### REQUIREMENTS
Repeat every line of the material, character for character.

### DATA SEGMENT
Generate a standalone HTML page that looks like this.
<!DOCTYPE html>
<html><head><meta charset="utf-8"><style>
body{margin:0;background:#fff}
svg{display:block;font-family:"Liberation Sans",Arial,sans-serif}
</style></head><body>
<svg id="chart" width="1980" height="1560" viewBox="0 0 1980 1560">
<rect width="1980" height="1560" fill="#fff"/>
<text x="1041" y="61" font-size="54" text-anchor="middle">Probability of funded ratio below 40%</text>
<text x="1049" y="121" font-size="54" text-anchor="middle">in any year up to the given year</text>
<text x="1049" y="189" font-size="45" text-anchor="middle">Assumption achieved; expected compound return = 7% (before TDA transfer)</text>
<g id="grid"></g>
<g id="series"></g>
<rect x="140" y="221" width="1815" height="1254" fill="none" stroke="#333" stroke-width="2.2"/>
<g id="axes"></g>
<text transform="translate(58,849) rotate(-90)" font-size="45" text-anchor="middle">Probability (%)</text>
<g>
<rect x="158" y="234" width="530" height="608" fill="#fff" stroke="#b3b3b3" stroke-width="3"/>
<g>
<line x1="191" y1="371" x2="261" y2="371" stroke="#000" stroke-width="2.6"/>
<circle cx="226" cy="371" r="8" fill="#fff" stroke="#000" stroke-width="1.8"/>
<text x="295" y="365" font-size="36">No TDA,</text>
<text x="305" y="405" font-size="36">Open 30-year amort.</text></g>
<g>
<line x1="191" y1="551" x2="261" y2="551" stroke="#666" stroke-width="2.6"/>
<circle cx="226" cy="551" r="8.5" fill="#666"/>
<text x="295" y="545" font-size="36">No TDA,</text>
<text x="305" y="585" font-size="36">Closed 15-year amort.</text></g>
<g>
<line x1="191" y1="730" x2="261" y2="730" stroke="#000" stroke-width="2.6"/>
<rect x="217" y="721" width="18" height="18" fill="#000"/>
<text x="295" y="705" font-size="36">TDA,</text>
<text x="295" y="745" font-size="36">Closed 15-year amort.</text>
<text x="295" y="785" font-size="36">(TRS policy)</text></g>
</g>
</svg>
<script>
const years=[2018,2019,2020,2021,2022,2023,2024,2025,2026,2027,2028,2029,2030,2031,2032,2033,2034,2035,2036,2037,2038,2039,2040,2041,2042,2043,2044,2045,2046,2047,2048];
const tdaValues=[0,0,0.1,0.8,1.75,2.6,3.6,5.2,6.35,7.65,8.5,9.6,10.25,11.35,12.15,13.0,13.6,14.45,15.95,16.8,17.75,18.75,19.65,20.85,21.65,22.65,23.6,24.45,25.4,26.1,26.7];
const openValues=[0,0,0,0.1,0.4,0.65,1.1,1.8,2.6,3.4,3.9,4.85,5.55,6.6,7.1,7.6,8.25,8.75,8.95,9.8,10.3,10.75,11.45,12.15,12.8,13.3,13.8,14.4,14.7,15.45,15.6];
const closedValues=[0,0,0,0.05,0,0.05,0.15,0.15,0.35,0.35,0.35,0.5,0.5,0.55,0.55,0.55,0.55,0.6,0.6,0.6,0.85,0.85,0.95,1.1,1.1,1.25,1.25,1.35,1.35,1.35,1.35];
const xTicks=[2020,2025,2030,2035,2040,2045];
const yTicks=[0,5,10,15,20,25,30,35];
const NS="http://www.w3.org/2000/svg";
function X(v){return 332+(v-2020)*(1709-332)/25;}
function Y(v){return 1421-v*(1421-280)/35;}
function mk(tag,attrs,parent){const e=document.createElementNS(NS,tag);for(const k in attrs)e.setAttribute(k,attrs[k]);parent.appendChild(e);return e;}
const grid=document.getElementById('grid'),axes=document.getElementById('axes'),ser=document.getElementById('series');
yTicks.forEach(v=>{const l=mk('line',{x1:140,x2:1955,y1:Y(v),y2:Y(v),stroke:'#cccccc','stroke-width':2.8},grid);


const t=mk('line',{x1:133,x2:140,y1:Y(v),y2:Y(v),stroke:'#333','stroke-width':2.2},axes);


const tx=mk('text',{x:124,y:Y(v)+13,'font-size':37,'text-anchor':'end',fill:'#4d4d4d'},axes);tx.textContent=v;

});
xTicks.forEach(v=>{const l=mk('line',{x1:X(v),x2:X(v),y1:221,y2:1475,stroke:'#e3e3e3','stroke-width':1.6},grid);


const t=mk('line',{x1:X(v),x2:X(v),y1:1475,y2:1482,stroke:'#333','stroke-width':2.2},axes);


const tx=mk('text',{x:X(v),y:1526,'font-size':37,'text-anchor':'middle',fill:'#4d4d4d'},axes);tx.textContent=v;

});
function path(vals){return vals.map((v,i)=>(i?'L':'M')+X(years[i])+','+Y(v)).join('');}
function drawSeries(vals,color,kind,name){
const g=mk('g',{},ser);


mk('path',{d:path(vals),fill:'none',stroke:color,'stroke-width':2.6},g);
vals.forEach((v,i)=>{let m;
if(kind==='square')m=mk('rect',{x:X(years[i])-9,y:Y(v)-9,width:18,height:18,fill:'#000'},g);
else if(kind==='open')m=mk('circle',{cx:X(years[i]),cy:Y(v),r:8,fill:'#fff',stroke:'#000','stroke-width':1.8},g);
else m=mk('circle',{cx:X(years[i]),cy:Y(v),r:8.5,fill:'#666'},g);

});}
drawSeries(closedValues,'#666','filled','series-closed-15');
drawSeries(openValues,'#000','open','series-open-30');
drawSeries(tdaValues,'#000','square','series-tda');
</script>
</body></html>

### EXPECTED OUTPUT
Generate a standalone HTML page that looks like this.
<!DOCTYPE html>
<html><head><meta charset="utf-8"><style>
body{margin:0;background:#fff}
svg{display:block;font-family:"Liberation Sans",Arial,sans-serif}
</style></head><body>
<svg id="chart" width="1980" height="1560" viewBox="0 0 1980 1560">
<rect width="1980" height="1560" fill="#fff"/>
<text x="1041" y="61" font-size="54" text-anchor="middle">Probability of funded ratio below 40%</text>
<text x="1049" y="121" font-size="54" text-anchor="middle">in any year up to the given year</text>
<text x="1049" y="189" font-size="45" text-anchor="middle">Assumption achieved; expected compound return = 7% (before TDA transfer)</text>
<g id="grid"></g>
<g id="series"></g>
<rect x="140" y="221" width="1815" height="1254" fill="none" stroke="#333" stroke-width="2.2"/>
<g id="axes"></g>
<text transform="translate(58,849) rotate(-90)" font-size="45" text-anchor="middle">Probability (%)</text>
<g>
<rect x="158" y="234" width="530" height="608" fill="#fff" stroke="#b3b3b3" stroke-width="3"/>
<g>
<line x1="191" y1="371" x2="261" y2="371" stroke="#000" stroke-width="2.6"/>
<circle cx="226" cy="371" r="8" fill="#fff" stroke="#000" stroke-width="1.8"/>
<text x="295" y="365" font-size="36">No TDA,</text>
<text x="305" y="405" font-size="36">Open 30-year amort.</text></g>
<g>
<line x1="191" y1="551" x2="261" y2="551" stroke="#666" stroke-width="2.6"/>
<circle cx="226" cy="551" r="8.5" fill="#666"/>
<text x="295" y="545" font-size="36">No TDA,</text>
<text x="305" y="585" font-size="36">Closed 15-year amort.</text></g>
<g>
<line x1="191" y1="730" x2="261" y2="730" stroke="#000" stroke-width="2.6"/>
<rect x="217" y="721" width="18" height="18" fill="#000"/>
<text x="295" y="705" font-size="36">TDA,</text>
<text x="295" y="745" font-size="36">Closed 15-year amort.</text>
<text x="295" y="785" font-size="36">(TRS policy)</text></g>
</g>
</svg>
<script>
const years=[2018,2019,2020,2021,2022,2023,2024,2025,2026,2027,2028,2029,2030,2031,2032,2033,2034,2035,2036,2037,2038,2039,2040,2041,2042,2043,2044,2045,2046,2047,2048];
const tdaValues=[0,0,0.1,0.8,1.75,2.6,3.6,5.2,6.35,7.65,8.5,9.6,10.25,11.35,12.15,13.0,13.6,14.45,15.95,16.8,17.75,18.75,19.65,20.85,21.65,22.65,23.6,24.45,25.4,26.1,26.7];
const openValues=[0,0,0,0.1,0.4,0.65,1.1,1.8,2.6,3.4,3.9,4.85,5.55,6.6,7.1,7.6,8.25,8.75,8.95,9.8,10.3,10.75,11.45,12.15,12.8,13.3,13.8,14.4,14.7,15.45,15.6];
const closedValues=[0,0,0,0.05,0,0.05,0.15,0.15,0.35,0.35,0.35,0.5,0.5,0.55,0.55,0.55,0.55,0.6,0.6,0.6,0.85,0.85,0.95,1.1,1.1,1.25,1.25,1.35,1.35,1.35,1.35];
const xTicks=[2020,2025,2030,2035,2040,2045];
const yTicks=[0,5,10,15,20,25,30,35];
const NS="http://www.w3.org/2000/svg";
function X(v){return 332+(v-2020)*(1709-332)/25;}
function Y(v){return 1421-v*(1421-280)/35;}
function mk(tag,attrs,parent){const e=document.createElementNS(NS,tag);for(const k in attrs)e.setAttribute(k,attrs[k]);parent.appendChild(e);return e;}
const grid=document.getElementById('grid'),axes=document.getElementById('axes'),ser=document.getElementById('series');
yTicks.forEach(v=>{const l=mk('line',{x1:140,x2:1955,y1:Y(v),y2:Y(v),stroke:'#cccccc','stroke-width':2.8},grid);


const t=mk('line',{x1:133,x2:140,y1:Y(v),y2:Y(v),stroke:'#333','stroke-width':2.2},axes);


const tx=mk('text',{x:124,y:Y(v)+13,'font-size':37,'text-anchor':'end',fill:'#4d4d4d'},axes);tx.textContent=v;

});
xTicks.forEach(v=>{const l=mk('line',{x1:X(v),x2:X(v),y1:221,y2:1475,stroke:'#e3e3e3','stroke-width':1.6},grid);


const t=mk('line',{x1:X(v),x2:X(v),y1:1475,y2:1482,stroke:'#333','stroke-width':2.2},axes);


const tx=mk('text',{x:X(v),y:1526,'font-size':37,'text-anchor':'middle',fill:'#4d4d4d'},axes);tx.textContent=v;

});
function path(vals){return vals.map((v,i)=>(i?'L':'M')+X(years[i])+','+Y(v)).join('');}
function drawSeries(vals,color,kind,name){
const g=mk('g',{},ser);


mk('path',{d:path(vals),fill:'none',stroke:color,'stroke-width':2.6},g);
vals.forEach((v,i)=>{let m;
if(kind==='square')m=mk('rect',{x:X(years[i])-9,y:Y(v)-9,width:18,height:18,fill:'#000'},g);
else if(kind==='open')m=mk('circle',{cx:X(years[i]),cy:Y(v),r:8,fill:'#fff',stroke:'#000','stroke-width':1.8},g);
else m=mk('circle',{cx:X(years[i]),cy:Y(v),r:8.5,fill:'#666'},g);

});}
drawSeries(closedValues,'#666','filled','series-closed-15');
drawSeries(openValues,'#000','open','series-open-30');
drawSeries(tdaValues,'#000','square','series-tda');
</script>
</body></html>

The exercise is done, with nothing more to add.